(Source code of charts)
++++++++++++++++++++

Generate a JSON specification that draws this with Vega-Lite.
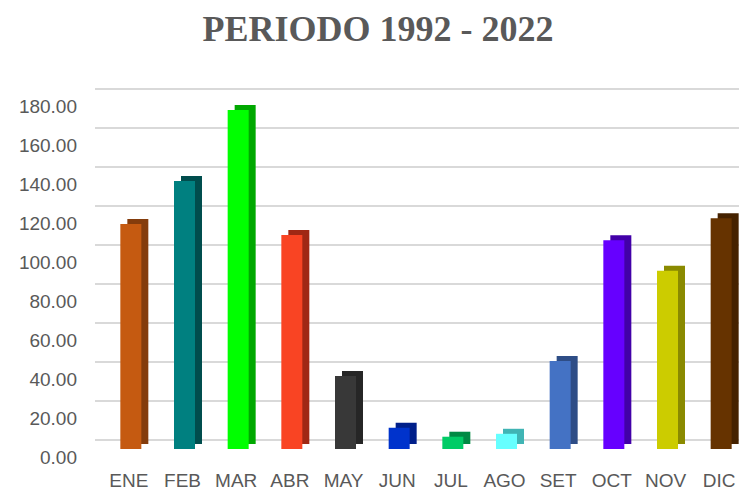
{
  "$schema": "https://vega.github.io/schema/vega-lite/v6.json",
  "autosize": {"type": "none"},
  "width": 644,
  "height": 351,
  "padding": {"left": 104, "top": 98, "right": 2, "bottom": 44},
  "background": "white",
  "config": {"view": {"stroke": null}},
  "title": {
    "text": "PERIODO 1992 - 2022",
    "font": "Liberation Serif",
    "fontSize": 36,
    "fontWeight": "bold",
    "color": "#595959",
    "anchor": "middle",
    "frame": "group",
    "dx": -48,
    "baseline": "alphabetic",
    "offset": 21
  },
  "data": {
    "values": [
      {"mes": "ENE", "valor": 115.4},
      {"mes": "FEB", "valor": 137.4},
      {"mes": "MAR", "valor": 173.8},
      {"mes": "ABR", "valor": 109.7},
      {"mes": "MAY", "valor": 37.4},
      {"mes": "JUN", "valor": 10.9},
      {"mes": "JUL", "valor": 6.3},
      {"mes": "AGO", "valor": 7.8},
      {"mes": "SET", "valor": 45.1},
      {"mes": "OCT", "valor": 107.0},
      {"mes": "NOV", "valor": 91.4},
      {"mes": "DIC", "valor": 118.3}
    ]
  },
  "encoding": {
    "x": {
      "field": "mes",
      "type": "nominal",
      "sort": null,
      "scale": {"paddingInner": 0, "paddingOuter": 0},
      "axis": {
        "title": null,
        "labelAngle": 0,
        "labelFont": "Liberation Sans",
        "labelFontSize": 19,
        "labelColor": "#595959",
        "labelPadding": 22,
        "labelOffset": -2,
        "ticks": false,
        "domain": false,
        "grid": false
      }
    },
    "y": {
      "field": "valor",
      "type": "quantitative",
      "scale": {"domain": [0, 180], "nice": false},
      "axis": {
        "title": null,
        "values": [0, 20, 40, 60, 80, 100, 120, 140, 160, 180],
        "format": ".2f",
        "labelFont": "Liberation Sans",
        "labelFontSize": 19,
        "labelColor": "#595959",
        "labelPadding": 18,
        "labelOffset": 18,
        "ticks": false,
        "domain": false,
        "grid": true,
        "gridColor": "#D9D9D9",
        "gridWidth": 2,
        "translate": -9
      }
    }
  },
  "layer": [
    {
      "mark": {"type": "bar", "size": 21, "xOffset": 7, "yOffset": -5, "y2Offset": -5},
      "encoding": {
        "color": {
          "field": "mes",
          "type": "nominal",
          "legend": null,
          "scale": {
            "domain": ["ENE","FEB","MAR","ABR","MAY","JUN","JUL","AGO","SET","OCT","NOV","DIC"],
            "range": ["#843C0C","#004D4D","#00A800","#A02814","#262626","#001F8A","#008A44","#40B4B4","#2E4D86","#4200A8","#8A8A00","#452200"]
          }
        }
      }
    },
    {
      "mark": {"type": "bar", "size": 21},
      "encoding": {
        "fill": {
          "field": "mes",
          "type": "nominal",
          "legend": null,
          "scale": {
            "domain": ["ENE","FEB","MAR","ABR","MAY","JUN","JUL","AGO","SET","OCT","NOV","DIC"],
            "range": ["#C55A11","#008080","#00FF00","#F94423","#383838","#0033CC","#00CC66","#66FFFF","#4472C4","#6600FF","#CCCC00","#663300"]
          }
        }
      }
    }
  ]
}
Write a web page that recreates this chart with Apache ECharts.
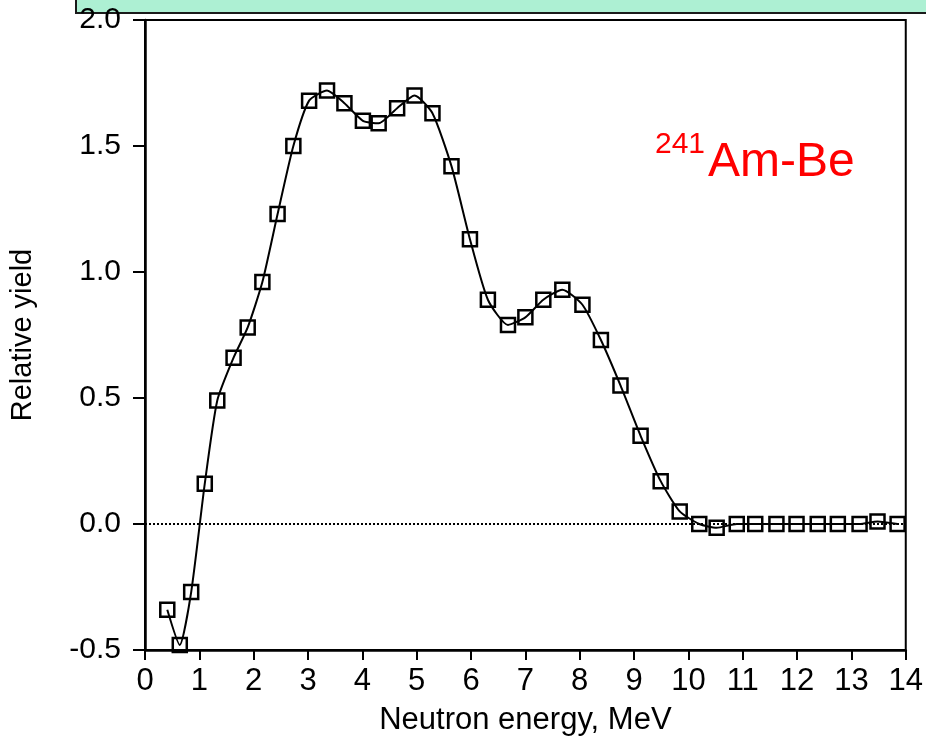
<!DOCTYPE html>
<html>
<head>
<meta charset="utf-8">
<style>
  html, body { margin: 0; padding: 0; background: #fff; }
  #chart { width: 926px; height: 752px; }
</style>
<script src="https://cdn.jsdelivr.net/npm/echarts@6/dist/echarts.min.js"></script>
</head>
<body>
<div id="chart"></div>
<script>
// 读图得到的数据点 (MeV, relative yield)
const energy = [0.41, 0.64, 0.85, 1.10, 1.33, 1.63, 1.89, 2.16, 2.44, 2.73,
  3.02, 3.35, 3.67, 4.01, 4.30, 4.64, 4.96, 5.29, 5.64, 5.98,
  6.31, 6.68, 7.00, 7.33, 7.68, 8.05, 8.39, 8.75, 9.12, 9.49,
  9.84, 10.20, 10.52, 10.89, 11.23, 11.62, 11.99, 12.38, 12.75, 13.15,
  13.48, 13.85];
const relYield = [-0.34, -0.48, -0.27, 0.16, 0.49, 0.66, 0.78, 0.96, 1.23, 1.50,
  1.68, 1.72, 1.67, 1.60, 1.59, 1.65, 1.70, 1.63, 1.42, 1.13,
  0.89, 0.79, 0.82, 0.89, 0.93, 0.87, 0.73, 0.55, 0.35, 0.17,
  0.05, 0.0, -0.015, 0.0, 0.0, 0.0, 0.0, 0.0, 0.0, 0.0,
  0.01, 0.0];
const xTicks = { min: 0, max: 14, step: 1 };
const yTicks = { min: -0.5, max: 2.0, step: 0.5 };

const FONT = '"Liberation Sans", Arial, sans-serif';

const chart = echarts.init(document.getElementById('chart'));

const points = energy.map((e, i) => [e, relYield[i]]);

chart.setOption({
  animation: false,
  backgroundColor: '#fff',
  grid: {
    left: 144, right: 18, top: 20, bottom: 102,
    show: true, borderColor: '#000', borderWidth: 2
  },
  xAxis: {
    type: 'value',
    min: xTicks.min, max: xTicks.max, interval: xTicks.step,
    name: 'Neutron energy, MeV',
    nameLocation: 'middle',
    nameGap: 55,
    nameTextStyle: { color: '#000', fontSize: 31, fontFamily: FONT },
    axisLine: { onZero: false, lineStyle: { color: '#000', width: 2.5 } },
    axisTick: { length: 10, lineStyle: { color: '#000', width: 2 } },
    axisLabel: { color: '#000', fontSize: 31, fontFamily: FONT, margin: 16 },
    splitLine: { show: false }
  },
  yAxis: {
    type: 'value',
    min: yTicks.min, max: yTicks.max, interval: yTicks.step,
    name: 'Relative yield',
    nameLocation: 'middle',
    nameGap: 108,
    nameTextStyle: { color: '#000', fontSize: 29, fontFamily: FONT },
    axisLine: { onZero: false, lineStyle: { color: '#000', width: 2.5 } },
    axisTick: { length: 12, lineStyle: { color: '#000', width: 2 } },
    axisLabel: {
      color: '#000', fontSize: 30, fontFamily: FONT, margin: 24,
      formatter: v => v.toFixed(1)
    },
    splitLine: { show: false }
  },
  series: [{
    type: 'line',
    data: points,
    smooth: 0.2,
    symbol: 'rect',
    symbolSize: 14,
    showAllSymbol: true,
    lineStyle: { color: '#000', width: 2 },
    itemStyle: { color: 'rgba(255,255,255,0)', borderColor: '#000', borderWidth: 2.5 },
    markLine: {
      silent: true,
      symbol: 'none',
      label: { show: false },
      lineStyle: { color: '#000', type: 'dotted', width: 2 },
      data: [{ yAxis: 0 }]
    },
    z: 3
  }],
  graphic: [
    {
      type: 'rect',
      shape: { x: 76, y: -4, width: 860, height: 17 },
      style: { fill: '#adf0d3', stroke: '#1a1a1a', lineWidth: 2 }
    },
    {
      type: 'text',
      left: 655, top: 130,
      style: { text: '241', fill: '#ff0000', fontSize: 30, fontFamily: FONT }
    },
    {
      type: 'text',
      left: 708, top: 139,
      style: { text: 'Am-Be', fill: '#ff0000', fontSize: 48, fontFamily: FONT }
    }
  ]
});

window.addEventListener('resize', () => chart.resize());
</script>
</body>
</html>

++++++++++++++++++++

> **Objective**: Filter the records above for lines containing the word "with", and copy those lines.

> **Task solution**:
Generate a JSON specification that draws this with Vega-Lite.
Write a web page that recreates this chart with Apache ECharts.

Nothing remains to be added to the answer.